When I talk to small retailers about AI, the question I hear most is: “Is this actually going to change how people shop, or is it just hype?”
Two recent moves from Walmart and Gap give us a very real, very practical answer: it’s changing—but not in the way most people expected.
Let’s start with Walmart. According to a recent article in Inc., the company partnered with OpenAI to bring shopping directly into ChatGPT, which sounds like a breakthrough moment. But the early results weren’t great. Conversion rates in ChatGPT were reportedly three times lower than on Walmart’s own website, largely because customers found the experience lacking .
That’s a big signal. It tells me that just dropping your products into an AI interface doesn’t magically improve sales. In fact, it can make things worse if the experience isn’t tightly controlled.

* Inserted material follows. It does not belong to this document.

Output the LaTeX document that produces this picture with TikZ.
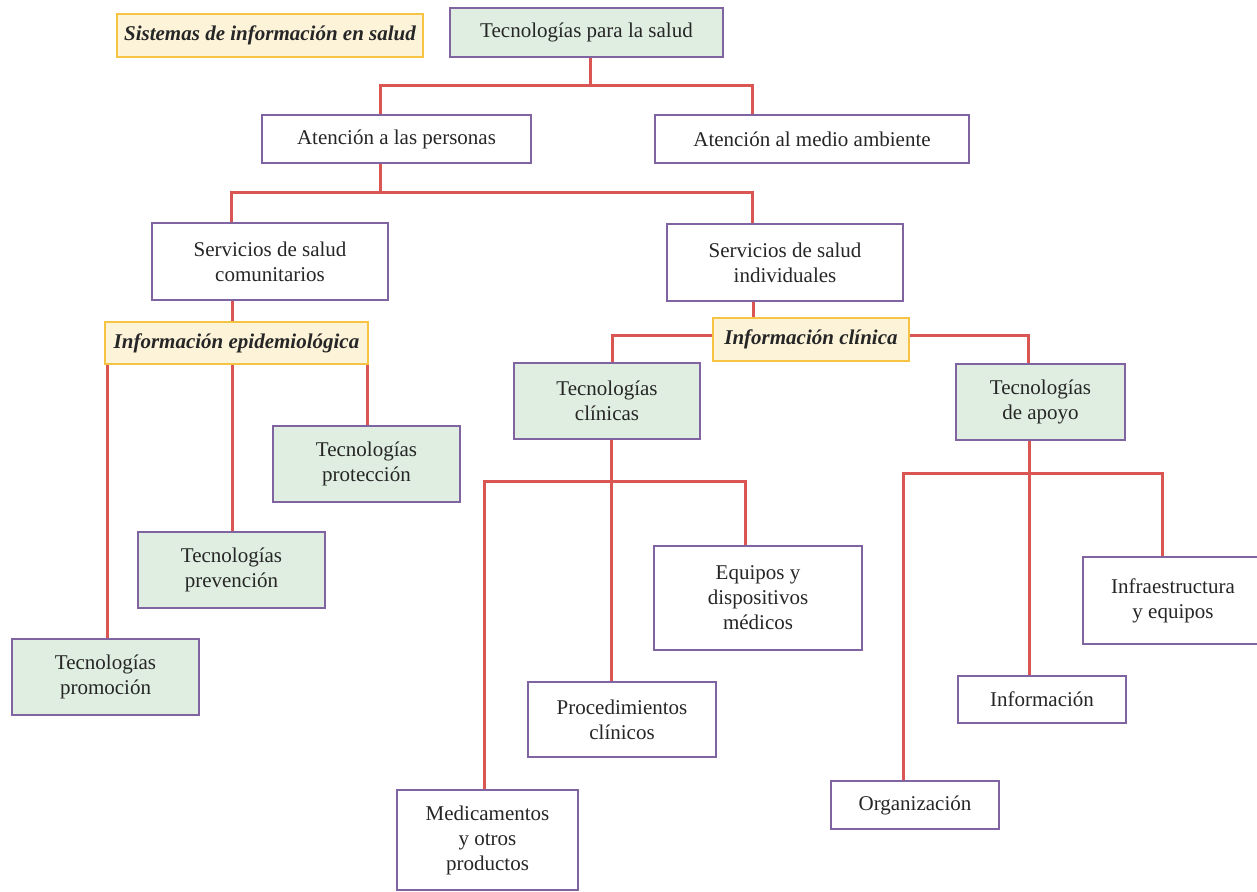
\documentclass[tikz,border=0pt]{standalone}
\usepackage{fontspec}
\setmainfont{Liberation Serif}
\usetikzlibrary{positioning,calc}
\definecolor{boxpurple}{HTML}{8064A2}
\definecolor{techgreen}{HTML}{DFEEE1}
\definecolor{infoyellow}{HTML}{F6C343}
\definecolor{infocream}{HTML}{FCF3D9}
\definecolor{linkred}{HTML}{DA5653}
\definecolor{textgray}{HTML}{262626}

\begin{document}
\begin{tikzpicture}[x=1pt, y=-1pt,
    plain box/.style={draw=boxpurple, line width=1.6pt, fill=white, align=center, inner sep=0pt, text=textgray, font=\fontsize{21}{25}\selectfont},
    tech box/.style={plain box, fill=techgreen},
    info box/.style={draw=infoyellow, line width=1.4pt, fill=infocream, inner sep=0pt, text=textgray, font=\fontsize{21}{25}\selectfont\bfseries\itshape},
    link/.style={draw=linkred, line width=3pt}]
    \useasboundingbox (0,0) rectangle (1257,891);

    % boxes
    \node[info box, minimum width=306pt, minimum height=43pt] (sis) at (270,35.5) {Sistemas de información en salud};
    \node[tech box, minimum width=273pt, minimum height=49pt] (tps) at (586.5,32.5) {Tecnologías para la salud};
    \node[plain box, minimum width=269pt, minimum height=48pt] (ap) at (396.5,139) {Atención a las personas};
    \node[plain box, minimum width=314pt, minimum height=48pt] (ama) at (812,139) {Atención al medio ambiente};
    \node[plain box, minimum width=236pt, minimum height=77pt] (ssc) at (270,261.5) {Servicios de salud\\comunitarios};
    \node[plain box, minimum width=236pt, minimum height=77pt] (ssi) at (785,262.5) {Servicios de salud\\individuales};
    \node[info box, minimum width=263pt, minimum height=42pt] (iepi) at (236.5,343) {Información epidemiológica};
    \node[info box, minimum width=196pt, minimum height=43pt] (icli) at (811,339.5) {Información clínica};
    \node[tech box, minimum width=186pt, minimum height=76pt] (tcli) at (607,401) {Tecnologías\\clínicas};
    \node[tech box, minimum width=169pt, minimum height=76pt] (tapo) at (1040.5,402) {Tecnologías\\de apoyo};
    \node[tech box, minimum width=187pt, minimum height=76pt] (tpro) at (366.5,464) {Tecnologías\\protección};
    \node[tech box, minimum width=187pt, minimum height=76pt] (tpre) at (231.5,570) {Tecnologías\\prevención};
    \node[tech box, minimum width=187pt, minimum height=76pt] (tprm) at (105.5,677) {Tecnologías\\promoción};
    \node[plain box, minimum width=208pt, minimum height=104pt] (equ) at (758,598) {Equipos y\\dispositivos\\médicos};
    \node[plain box, minimum width=188pt, minimum height=75pt] (proc) at (622,719.5) {Procedimientos\\clínicos};
    \node[plain box, minimum width=181pt, minimum height=100pt] (med) at (487.5,840) {Medicamentos\\y otros\\productos};
    \node[plain box, minimum width=180pt, minimum height=87pt] (inf) at (1173,600.5) {Infraestructura\\y equipos};
    \node[plain box, minimum width=168pt, minimum height=47pt] (info) at (1042,699.5) {Información};
    \node[plain box, minimum width=168pt, minimum height=48pt] (org) at (915,805) {Organización};

    % rails
    \coordinate (r1c) at (590,85);
    \coordinate (r1l) at (380,85);
    \coordinate (r1r) at (752,85);
    \coordinate (r2c) at (380,192);
    \coordinate (r2l) at (231,192);
    \coordinate (r2r) at (752,192);
    \coordinate (r3c) at (232,310);
    \coordinate (r3a) at (107,380);
    \coordinate (r3b) at (232,380);
    \coordinate (r3d) at (367,380);
    \coordinate (r4c) at (753,310);
    \coordinate (r4l) at (612,335);
    \coordinate (r4r) at (1028,335);
    \coordinate (r5c) at (611,481);
    \coordinate (r5l) at (484,481);
    \coordinate (r5r) at (745,481);
    \coordinate (r6c) at (1029,473);
    \coordinate (r6l) at (903,473);
    \coordinate (r6r) at (1162,473);

    % connectors
    \draw[link] (tps.south -| r1c) -- (r1c);
    \draw[link] (ap.north -| r1l) -- (r1l) -- (r1r) -- (ama.north -| r1r);
    \draw[link] (ap.south -| r2c) -- (r2c);
    \draw[link] (ssc.north -| r2l) -- (r2l) -- (r2r) -- (ssi.north -| r2r);
    \draw[link] (ssc.south -| r3c) -- (iepi.north -| r3c);
    \draw[link] (iepi.south -| r3a) -- (tprm.north -| r3a);
    \draw[link] (iepi.south -| r3b) -- (tpre.north -| r3b);
    \draw[link] (iepi.south -| r3d) -- (tpro.north -| r3d);
    \draw[link] (ssi.south -| r4c) -- (icli.north -| r4c);
    \draw[link] (icli.west |- r4l) -- (r4l) -- (tcli.north -| r4l);
    \draw[link] (icli.east |- r4r) -- (r4r) -- (tapo.north -| r4r);
    \draw[link] (tcli.south -| r5c) -- (proc.north -| r5c);
    \draw[link] (med.north -| r5l) -- (r5l) -- (r5r) -- (equ.north -| r5r);
    \draw[link] (tapo.south -| r6c) -- (info.north -| r6c);
    \draw[link] (org.north -| r6l) -- (r6l) -- (r6r) -- (inf.north -| r6r);
\end{tikzpicture}
\end{document}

Walmart’s response is what really matters. Instead of pulling back, they’re doubling down—but with a twist. They’re embedding their own AI assistant, “Sparky,” into the experience so they can maintain control over personalization, product data, and the overall journey . In other words, they’ve realized something small retailers should pay attention to: AI is a channel, not a replacement for your storefront.

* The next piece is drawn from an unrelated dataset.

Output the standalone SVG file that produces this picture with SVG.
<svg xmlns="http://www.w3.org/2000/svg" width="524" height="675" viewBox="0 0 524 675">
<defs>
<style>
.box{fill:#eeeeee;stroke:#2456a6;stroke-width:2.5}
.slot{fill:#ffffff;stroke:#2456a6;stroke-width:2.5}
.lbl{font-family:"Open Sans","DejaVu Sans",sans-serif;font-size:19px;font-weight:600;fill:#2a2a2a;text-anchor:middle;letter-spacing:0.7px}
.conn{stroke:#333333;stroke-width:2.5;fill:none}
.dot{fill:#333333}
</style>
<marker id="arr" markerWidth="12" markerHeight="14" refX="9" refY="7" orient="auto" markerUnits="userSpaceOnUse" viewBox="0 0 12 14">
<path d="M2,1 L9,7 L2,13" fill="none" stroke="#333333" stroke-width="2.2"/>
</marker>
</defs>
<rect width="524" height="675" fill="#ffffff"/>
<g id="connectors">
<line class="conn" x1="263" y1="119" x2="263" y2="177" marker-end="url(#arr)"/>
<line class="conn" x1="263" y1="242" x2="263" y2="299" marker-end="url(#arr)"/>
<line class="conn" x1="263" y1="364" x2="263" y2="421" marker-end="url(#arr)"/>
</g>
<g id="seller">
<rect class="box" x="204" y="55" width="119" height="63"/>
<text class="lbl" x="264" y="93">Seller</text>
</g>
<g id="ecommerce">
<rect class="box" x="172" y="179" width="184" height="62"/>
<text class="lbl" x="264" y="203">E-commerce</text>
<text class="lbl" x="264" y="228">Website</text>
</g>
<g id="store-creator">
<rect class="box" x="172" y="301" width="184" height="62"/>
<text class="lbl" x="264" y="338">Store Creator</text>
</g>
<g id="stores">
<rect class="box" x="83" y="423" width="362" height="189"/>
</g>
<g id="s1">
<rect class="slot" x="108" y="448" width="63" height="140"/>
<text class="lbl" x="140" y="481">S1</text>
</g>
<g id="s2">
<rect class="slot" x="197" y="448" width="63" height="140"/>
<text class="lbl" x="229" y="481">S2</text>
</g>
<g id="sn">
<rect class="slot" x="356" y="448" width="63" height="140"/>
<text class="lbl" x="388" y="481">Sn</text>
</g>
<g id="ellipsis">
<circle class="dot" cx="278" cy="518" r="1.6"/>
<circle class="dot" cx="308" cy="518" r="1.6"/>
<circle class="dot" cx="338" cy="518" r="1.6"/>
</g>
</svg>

Gap is taking a different, but equally interesting approach, says CNBC. They’re leaning into what I’d call agentic commerce—letting customers discover and buy products directly inside AI platforms like Google Gemini. Through something they call a “universal commerce protocol,” Gap ensures its products show up when users ask natural-language questions like “What should I wear in Key West?”
What’s clever here is that Gap is controlling the data behind the experience. When a user clicks a product, Gap powers the listing and handles fulfillment, even though the transaction happens inside Gemini. That’s a subtle but important distinction: they’re meeting customers where they are without giving up ownership of the relationship.
They’re also tackling a very practical problem with AI: returns. Gap is rolling out AI-powered sizing tools that recommend fit based on user input. If you’ve ever run a small retail operation, you know returns eat margins alive. This is one of the first AI use cases I’ve seen that directly improves both customer experience and profitability.
So what do I tell small retailers when I look at these two strategies side by side?
- First, don’t assume AI will instantly boost conversions. Walmart’s early results are a reality check. If the experience feels generic, slow, or incomplete, customers won’t trust it enough to buy.
- Second, control your data. Gap’s approach works because their product data is structured, accessible, and optimized for AI discovery. If your catalog isn’t clean, searchable, and machine-readable, you simply won’t show up in these new interfaces.
- Third, think beyond your website. One of the biggest shifts here is that shopping is no longer confined to your storefront. It can start in a chatbot, a search query, or a recommendation engine. As Walmart put it, “shopping can start anywhere” . That’s a fundamental change.
Now, here’s the part most small retailers get wrong: they assume they need to build something like Walmart’s “Sparky” to participate. You don’t.
A practical way to experiment with AI today is more accessible than most retailers expect—but it still requires some thoughtful setup behind the scenes. In general, it starts with getting your product data into a format that AI systems can actually understand and use, and then connecting that data to tools that can interpret customer intent and surface relevant products. Many modern commerce platforms already offer entry points into this, while more customized approaches can extend those capabilities further.
What I’ve seen in practice is that even simple prototypes—where an AI can respond to natural-language shopping queries using your catalog—can quickly reveal both opportunities and gaps. But getting that experience to feel seamless, accurate, and on-brand is where things become more nuanced. This is often the point where it makes sense to bring in someone who understands both the technical side and the customer experience, to help translate your storefront into something AI can work with effectively.
The key is not to build a perfect assistant—it’s to make your data usable by AI systems and test how customers respond.
But you still need to own the experience. Both Walmart and Gap are clearly trying to avoid becoming invisible middlemen behind someone else’s AI. That’s the tightrope: be present in AI platforms without becoming dependent on them.
Finally, don’t ignore trust. Gap is already seeing concerns around privacy, payments, and how AI uses personal data. This is especially important for smaller brands that don’t have the built-in credibility of a Walmart or Google partnership. If customers don’t trust the experience, they won’t convert, no matter how smart the AI is.
My takeaway? AI shopping is real, but it’s still early. The winners won’t be the companies that adopt AI the fastest. They’ll be the ones that integrate it thoughtfully into their data, their workflows, and their customer experience.
If you’re a small retailer, you don’t need to build your own “Sparky.” But you do need to start preparing your business for a world where your next customer might discover—and buy from you—without ever visiting your website.